6) This particular timing chain set uses a multi key way bottom sprocket to adjust the timing (some others have four adjustable bolts on the top sprocket). We need to take the bottom sprocket off the crankshaft key way in order to move the key way but we also need to retain a reference point of for the two sprockets so at this point we rotate the crankshaft forwards until TDC is again at the pointer. At this point the two dots on the top and bottom sprocket should be aligned once more. Do not rotate the crankshaft or move the camshaft at this point.
Sprocket set
7) Now pull the bottom sprocket forward until it is released from the key way Rotate the sprocket until the -6 key way lines up with the crankshaft key (this will obviously be different if your initial timing reading was different from ours - use the figure from stage 5 above for your camshaft). Now push the bottom sprocket back onto the crankshaft key and re-fit the top sprocket to the camshaft with the two dots aligned again, you may need to rotate the camshaft slightly to get the top sprocket onto the camshaft key.

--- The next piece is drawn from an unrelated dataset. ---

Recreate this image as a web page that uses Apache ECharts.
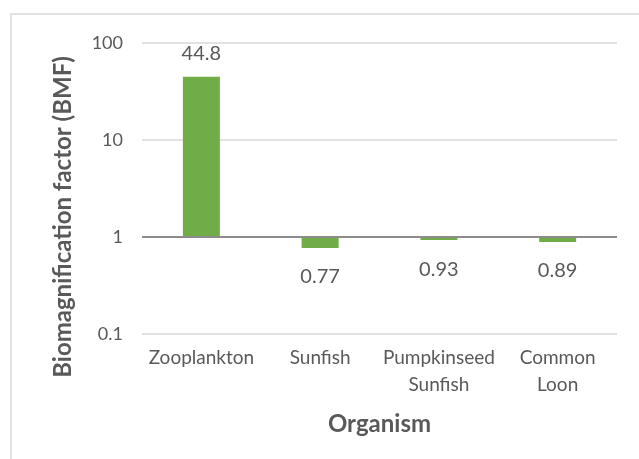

8) You have now returned to stage 1 of the camshaft timing process. Run through stages 1 to 5 once more. If you have calculated and observed correctly then you should see a reading of 118 degrees on the protractor:
118 degrees
9) The picture above shows 118 degrees which means that the protractor has moved 18 degrees and therefore the camshaft has moved 9 degrees, the camshaft timing is therefore 109 degrees after TDC which is correct for this camshaft and the procedure is complete. If you did not manage to get the figures to match your camshafts timing figure then you will need to return to step 1 and start again.
It is pertinent to point out at this juncture that this can be a lengthy procedure, as long as you follow the steps accurately it should, eventually, produce an accurately timed camshaft and therefore a healthy engine. Do not be tempted to 'make do' with something close .. it is not worth it! We would also recommend at least one check procedure of the final timing figure to be absolutely sure you have it correct.